Fostering or Hindering Faith

Twenty-Sixth Sunday Scripture Readings

Today’s gospel presents us with an excellent example of how easy it is to read contemporary ideas back into Scriptural texts. We often assume that all translation does is take a word from one language and replace it with the same word from another language. Yet, as we’ve seen over and over again as we look at the Scriptures, this just isn’t the case. Meanings never carry over one-for-one, and every translation is actually an interpretation of what the original meant to say. Sometimes they get it right, often, they don’t. Such is the situation with today’s gospel. The sayings of Jesus that we read here predated Mark’s composition of his Gospel. He organized those sayings under a common theme: the fostering or hindering of faith.

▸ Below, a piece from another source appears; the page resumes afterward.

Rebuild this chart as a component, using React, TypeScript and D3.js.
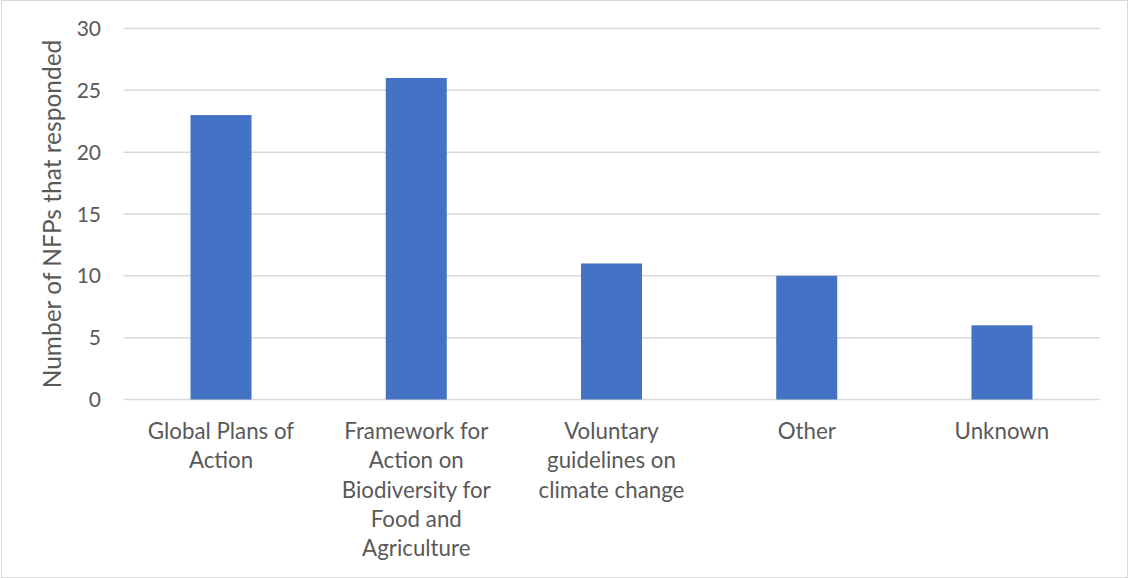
import React from "react";
import * as d3 from "d3";

const categories = [
  "Global Plans of Action",
  "Framework for Action on Biodiversity for Food and Agriculture",
  "Voluntary guidelines on climate change",
  "Other",
  "Unknown",
];
const categoryLines = [
  ["Global Plans of", "Action"],
  ["Framework for", "Action on", "Biodiversity for", "Food and", "Agriculture"],
  ["Voluntary", "guidelines on", "climate change"],
  ["Other"],
  ["Unknown"],
];
const values = [23, 26, 11, 10, 6];
const yTicks = [0, 5, 10, 15, 20, 25, 30];
const yTitle = "Number of NFPs that responded";

const W = 1129;
const H = 578;
const left = 123.4;
const right = 1099.6;
const top = 28.5;
const bottom = 399.5;
const font = "Lato, 'Open Sans', sans-serif";
const textColor = "#595959";

export default function App() {
  const x = d3.scaleBand<string>().domain(categories).range([left, right]).padding(0);
  const y = d3.scaleLinear().domain([0, 30]).range([bottom, top]);
  const bw = x.bandwidth() * 0.3125;
  return (
    <svg width={W} height={H} style={{ position: "absolute", left: 0, top: 0, display: "block" }}>
      <rect x={0} y={0} width={W} height={H} fill="#fff" />
      <rect x={1.5} y={0.5} width={W - 3} height={H - 1} fill="none" stroke="#d9d9d9" strokeWidth={1} />
      {yTicks.map((t) => (
        <g key={t}>
          <line x1={left} x2={right} y1={y(t)} y2={y(t)} stroke="#d9d9d9" strokeWidth={1.5} />
          <text x={101} y={y(t)} dy="0.36em" textAnchor="end" fontFamily={font} fontSize={21} fill={textColor}>
            {t}
          </text>
        </g>
      ))}
      {categories.map((c, i) => (
        <rect
          key={c}
          x={(x(c) as number) + x.bandwidth() / 2 - bw / 2}
          y={y(values[i])}
          width={bw}
          height={y(0) - y(values[i])}
          fill="#4472c4"
        />
      ))}
      {categories.map((c, i) => (
        <text key={c} x={(x(c) as number) + x.bandwidth() / 2} textAnchor="middle" fontFamily={font} fontSize={22.3} fill={textColor}>
          {categoryLines[i].map((l, j) => (
            <tspan key={j} x={(x(c) as number) + x.bandwidth() / 2} y={439 + j * 29.3}>
              {l}
            </tspan>
          ))}
        </text>
      ))}
      <text
        transform={`translate(61,${(top + bottom) / 2}) rotate(-90)`}
        textAnchor="middle"
        fontFamily={font}
        fontSize={24.5}
        fill={textColor}
      >
        {yTitle}
      </text>
    </svg>
  );
}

In the gospel, John, the beloved disciple, is concerned about what we would today call heresy—someone who doesn’t see things the way we do, trying to do what we do. Jesus took a much more liberal approach to these matters than Christians have. We’ve been brought up to think of our faith as the “Church militant,” and we’re encouraged to think of it as a kind of war: us with the truth against them in ignorance. In that approach, we’ve often denigrated other spiritual traditions or attempted to destroy them. Think of the forced conversion of the Jewish population of Spain under Ferdinand and Isabella and the Spanish Inquisition. Or, how about the forced internment of Native American children in Church-run Indian Schools? Yet primitive Christianity wasn’t always that way. Early Christian missionaries adopted local religious customs and beliefs and integrated them into our worship. For example, the pagan celebrations of Samhain and Yule became the Christian All Saints Day (and All Hallows Eve) and Christmas.

“Do not prevent them,” Jesus said. “For whoever is not against us is for us” in the realm of the spirit. He’s speaking of those who do mighty deeds “in my name.” That’s significant. There is the faith connection. And it applies not only to the miracle workers, it also refers to those who do other, more simple good deeds “in my name.” It’s missing in English, but the text in Greek reads, “… anyone who gives you a cup of water in the name which is Christ … will surely not lose his reward.” Good deeds done in the name of Jesus are acts that foster faith.

Continuing his theme, Mark then presents the flip side. Instead of forces in play that strengthen faith, he shows the forces that can hinder it. People assume that “these little ones” are children. They’re not. They’re the anawim—God’s little ones, those of no account in the world of wealth, power, and prestige. They’re people like my grandmother Dzamba. Once, when she was visiting us, my mom suggested that she should do something other than sit in our living room praying all afternoon. She responded, “I’ll be a long time dead. I’ll pray now.”

Then we come to the sticky wicket. Here’s where we have to set aside our current translation. It says, “Whoever causes one of these little ones who believe in me to sin ….” The word that they’ve translated as “sin” is σκανδαλιζειν (skandalizein), which means to stumble or to trip. No one can cause another to sin. However, it is possible to trip another up and cause them to lose faith. That’s what Jesus meant. The remainder of this gospel passage continues that thought. Using typical Hebrew hyperbole to bring his point home, Jesus counsels his followers to get rid of anything in life that could weaken their faith in God and in him. If it causes you to stumble, get rid of it.

Repeatedly, Jesus warns of the consequences of losing faith: winding up in Gehenna. He’s not referring to eternal damnation in hell. In fact, Jesus never refers to an eternal hell. Although we can’t entirely discount an eschatological, end-of-the-world, reference, what he’s describing is the conditions around a faithless life in this world. Gehenna—or Ge ben-Hinnom, the Valley of ben-Hinnom—is the valley south of Jerusalem that was used for millennia as the city’s garbage dump. We all remember when landfills used to burn. It’s the same idea. That’s what Gehenna was like. What Jesus is saying, then, is that a faithless life is wasted. It goes on the trash heap.

In the gospel, Jesus isn’t talking about scandalizing children or taking their innocence. He’s not talking about what we used to call “near occasions of sin,” especially sexual sins. Those were the least of Jesus’s concerns. The stumbling away from faith that’s contained in the gospel message has to do with the forces in our society that militate against trust in God. These are the forces of fearful self-reliance, the my-way-or-the-highway, ends-justify-the-means attitudes that lead God’s little ones into the Gehenna that James describes in our second reading.

“Come now, you rich, weep and wail over your impending miseries.
Your wealth has rotted away, your clothes have become moth-eaten,
your gold and silver have corroded,
and that corrosion will be a testimony against you;
it will devour your flesh like a fire.”